### Excerpted records ###

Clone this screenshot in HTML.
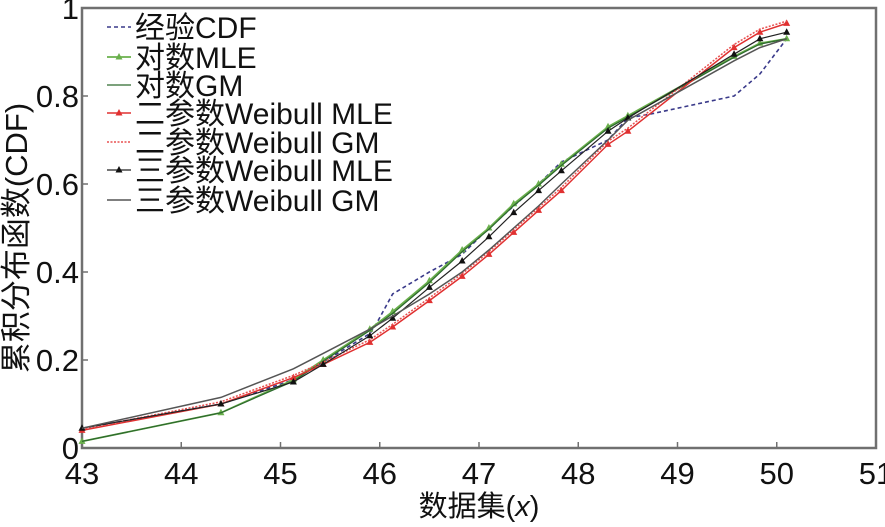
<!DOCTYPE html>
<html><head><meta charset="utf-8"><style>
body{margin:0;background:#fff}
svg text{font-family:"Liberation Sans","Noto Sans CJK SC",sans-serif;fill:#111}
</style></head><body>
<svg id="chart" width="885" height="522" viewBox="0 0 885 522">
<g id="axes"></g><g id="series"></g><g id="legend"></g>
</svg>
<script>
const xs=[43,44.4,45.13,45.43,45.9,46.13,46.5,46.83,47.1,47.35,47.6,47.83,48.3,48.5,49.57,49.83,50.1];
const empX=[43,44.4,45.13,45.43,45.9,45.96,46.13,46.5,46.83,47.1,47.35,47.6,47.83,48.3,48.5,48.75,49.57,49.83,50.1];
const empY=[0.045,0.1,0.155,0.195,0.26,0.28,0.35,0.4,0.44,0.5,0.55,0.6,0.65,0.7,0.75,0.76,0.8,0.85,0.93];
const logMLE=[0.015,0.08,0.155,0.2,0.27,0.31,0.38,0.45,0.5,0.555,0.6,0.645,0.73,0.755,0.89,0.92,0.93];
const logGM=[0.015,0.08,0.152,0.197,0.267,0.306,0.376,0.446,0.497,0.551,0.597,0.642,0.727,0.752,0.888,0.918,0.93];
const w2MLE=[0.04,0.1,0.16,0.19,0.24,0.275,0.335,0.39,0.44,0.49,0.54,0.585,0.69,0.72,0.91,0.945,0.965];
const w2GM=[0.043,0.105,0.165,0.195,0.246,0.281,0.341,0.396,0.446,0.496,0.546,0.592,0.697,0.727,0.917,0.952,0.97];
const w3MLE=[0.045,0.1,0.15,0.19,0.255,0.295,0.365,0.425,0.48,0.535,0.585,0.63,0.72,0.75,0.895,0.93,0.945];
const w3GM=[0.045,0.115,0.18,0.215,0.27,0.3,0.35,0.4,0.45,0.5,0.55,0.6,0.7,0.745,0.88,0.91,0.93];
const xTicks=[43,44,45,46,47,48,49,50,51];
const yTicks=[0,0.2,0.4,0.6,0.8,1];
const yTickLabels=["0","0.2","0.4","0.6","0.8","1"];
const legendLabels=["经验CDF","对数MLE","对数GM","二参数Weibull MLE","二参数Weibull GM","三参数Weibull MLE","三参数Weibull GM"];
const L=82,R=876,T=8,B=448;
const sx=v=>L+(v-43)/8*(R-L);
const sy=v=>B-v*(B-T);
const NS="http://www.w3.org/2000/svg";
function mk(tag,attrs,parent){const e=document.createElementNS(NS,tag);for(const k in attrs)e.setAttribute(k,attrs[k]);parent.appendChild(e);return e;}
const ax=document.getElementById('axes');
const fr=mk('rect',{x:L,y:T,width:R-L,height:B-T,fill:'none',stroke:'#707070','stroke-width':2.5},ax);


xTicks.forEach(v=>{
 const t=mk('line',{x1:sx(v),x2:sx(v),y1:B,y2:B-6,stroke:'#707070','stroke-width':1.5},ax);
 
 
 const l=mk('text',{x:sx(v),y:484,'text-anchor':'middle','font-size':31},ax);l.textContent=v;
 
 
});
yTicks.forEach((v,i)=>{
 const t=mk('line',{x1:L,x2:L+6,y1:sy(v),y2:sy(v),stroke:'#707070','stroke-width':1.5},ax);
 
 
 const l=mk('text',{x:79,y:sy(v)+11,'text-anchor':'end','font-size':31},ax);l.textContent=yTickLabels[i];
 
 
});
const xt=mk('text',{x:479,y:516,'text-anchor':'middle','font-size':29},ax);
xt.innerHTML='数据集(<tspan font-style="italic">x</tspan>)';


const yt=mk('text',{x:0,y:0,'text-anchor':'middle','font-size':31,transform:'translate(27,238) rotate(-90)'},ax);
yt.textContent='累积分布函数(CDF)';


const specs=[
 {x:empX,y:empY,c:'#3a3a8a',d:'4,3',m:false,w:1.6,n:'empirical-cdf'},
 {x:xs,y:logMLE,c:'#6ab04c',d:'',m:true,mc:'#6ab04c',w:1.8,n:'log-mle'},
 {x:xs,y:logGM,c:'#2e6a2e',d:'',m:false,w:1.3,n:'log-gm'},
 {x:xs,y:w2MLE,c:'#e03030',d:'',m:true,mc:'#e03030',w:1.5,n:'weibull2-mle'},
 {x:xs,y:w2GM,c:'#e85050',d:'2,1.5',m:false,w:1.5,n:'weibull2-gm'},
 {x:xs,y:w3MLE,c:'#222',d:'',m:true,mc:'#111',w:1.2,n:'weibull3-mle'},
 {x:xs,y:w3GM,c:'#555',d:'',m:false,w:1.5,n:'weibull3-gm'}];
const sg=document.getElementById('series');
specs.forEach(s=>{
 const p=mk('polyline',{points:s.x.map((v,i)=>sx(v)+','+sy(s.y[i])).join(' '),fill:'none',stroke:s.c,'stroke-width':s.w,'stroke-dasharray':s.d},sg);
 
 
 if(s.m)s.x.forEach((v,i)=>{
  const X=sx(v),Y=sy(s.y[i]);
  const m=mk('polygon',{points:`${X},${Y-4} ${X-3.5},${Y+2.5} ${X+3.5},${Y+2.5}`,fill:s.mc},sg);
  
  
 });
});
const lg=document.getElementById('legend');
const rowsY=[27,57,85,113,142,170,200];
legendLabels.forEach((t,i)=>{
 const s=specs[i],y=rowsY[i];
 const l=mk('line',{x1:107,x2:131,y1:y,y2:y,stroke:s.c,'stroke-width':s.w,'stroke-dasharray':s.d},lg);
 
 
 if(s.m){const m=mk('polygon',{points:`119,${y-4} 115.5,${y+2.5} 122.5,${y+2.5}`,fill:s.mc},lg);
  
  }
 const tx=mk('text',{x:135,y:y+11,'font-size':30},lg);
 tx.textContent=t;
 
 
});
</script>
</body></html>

###
### Excerpted records ###

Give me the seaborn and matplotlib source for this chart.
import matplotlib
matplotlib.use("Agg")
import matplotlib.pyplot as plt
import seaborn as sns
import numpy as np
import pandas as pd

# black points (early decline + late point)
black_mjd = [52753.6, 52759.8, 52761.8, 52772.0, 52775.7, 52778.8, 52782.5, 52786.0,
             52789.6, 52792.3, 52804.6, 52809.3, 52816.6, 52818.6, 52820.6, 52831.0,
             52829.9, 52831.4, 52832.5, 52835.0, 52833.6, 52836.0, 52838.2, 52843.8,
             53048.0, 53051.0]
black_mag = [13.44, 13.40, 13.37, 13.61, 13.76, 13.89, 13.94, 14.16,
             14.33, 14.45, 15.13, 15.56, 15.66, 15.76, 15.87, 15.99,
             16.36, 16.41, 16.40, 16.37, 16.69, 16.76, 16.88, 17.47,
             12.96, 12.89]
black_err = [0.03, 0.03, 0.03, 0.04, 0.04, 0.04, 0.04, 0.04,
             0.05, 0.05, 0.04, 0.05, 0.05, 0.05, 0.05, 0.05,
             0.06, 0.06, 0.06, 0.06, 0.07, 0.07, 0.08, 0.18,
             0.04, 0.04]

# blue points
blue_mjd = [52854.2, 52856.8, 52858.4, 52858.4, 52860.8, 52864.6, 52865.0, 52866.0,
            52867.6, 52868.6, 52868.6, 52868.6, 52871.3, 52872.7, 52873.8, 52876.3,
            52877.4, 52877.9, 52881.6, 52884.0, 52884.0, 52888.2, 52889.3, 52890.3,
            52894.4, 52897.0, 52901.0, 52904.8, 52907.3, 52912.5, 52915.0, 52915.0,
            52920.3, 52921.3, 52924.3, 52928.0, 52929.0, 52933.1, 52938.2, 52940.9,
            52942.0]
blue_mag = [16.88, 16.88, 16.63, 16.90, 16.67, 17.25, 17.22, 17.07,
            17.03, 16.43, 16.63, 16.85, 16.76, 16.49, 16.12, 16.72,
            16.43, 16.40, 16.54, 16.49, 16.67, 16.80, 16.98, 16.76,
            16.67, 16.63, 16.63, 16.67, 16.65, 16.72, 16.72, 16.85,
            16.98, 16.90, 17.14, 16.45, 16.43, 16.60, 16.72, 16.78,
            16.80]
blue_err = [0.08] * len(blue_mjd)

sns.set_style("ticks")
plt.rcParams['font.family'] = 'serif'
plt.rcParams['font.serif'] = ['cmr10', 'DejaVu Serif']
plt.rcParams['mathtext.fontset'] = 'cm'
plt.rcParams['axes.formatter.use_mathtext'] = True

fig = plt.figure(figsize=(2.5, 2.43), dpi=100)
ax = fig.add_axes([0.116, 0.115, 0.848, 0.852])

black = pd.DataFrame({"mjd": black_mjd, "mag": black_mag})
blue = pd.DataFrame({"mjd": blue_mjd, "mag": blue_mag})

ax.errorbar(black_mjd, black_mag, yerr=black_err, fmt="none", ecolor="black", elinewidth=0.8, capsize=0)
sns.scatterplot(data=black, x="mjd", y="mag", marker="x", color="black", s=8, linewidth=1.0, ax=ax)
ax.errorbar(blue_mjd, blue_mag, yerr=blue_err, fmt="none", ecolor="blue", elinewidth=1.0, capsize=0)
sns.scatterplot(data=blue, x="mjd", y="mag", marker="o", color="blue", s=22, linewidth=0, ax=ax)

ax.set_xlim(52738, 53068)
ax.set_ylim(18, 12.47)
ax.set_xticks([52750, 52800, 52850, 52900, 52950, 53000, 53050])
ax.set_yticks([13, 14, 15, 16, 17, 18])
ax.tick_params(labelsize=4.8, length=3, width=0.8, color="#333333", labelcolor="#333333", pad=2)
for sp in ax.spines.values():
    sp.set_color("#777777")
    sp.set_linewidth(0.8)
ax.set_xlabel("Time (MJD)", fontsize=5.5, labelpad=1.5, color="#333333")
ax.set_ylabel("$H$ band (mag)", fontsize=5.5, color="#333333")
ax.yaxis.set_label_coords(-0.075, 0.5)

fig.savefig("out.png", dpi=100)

###

» Task
Count how many lines above contain the word "matplotlib". Reply with the number alone.

» Answer to the exercise
4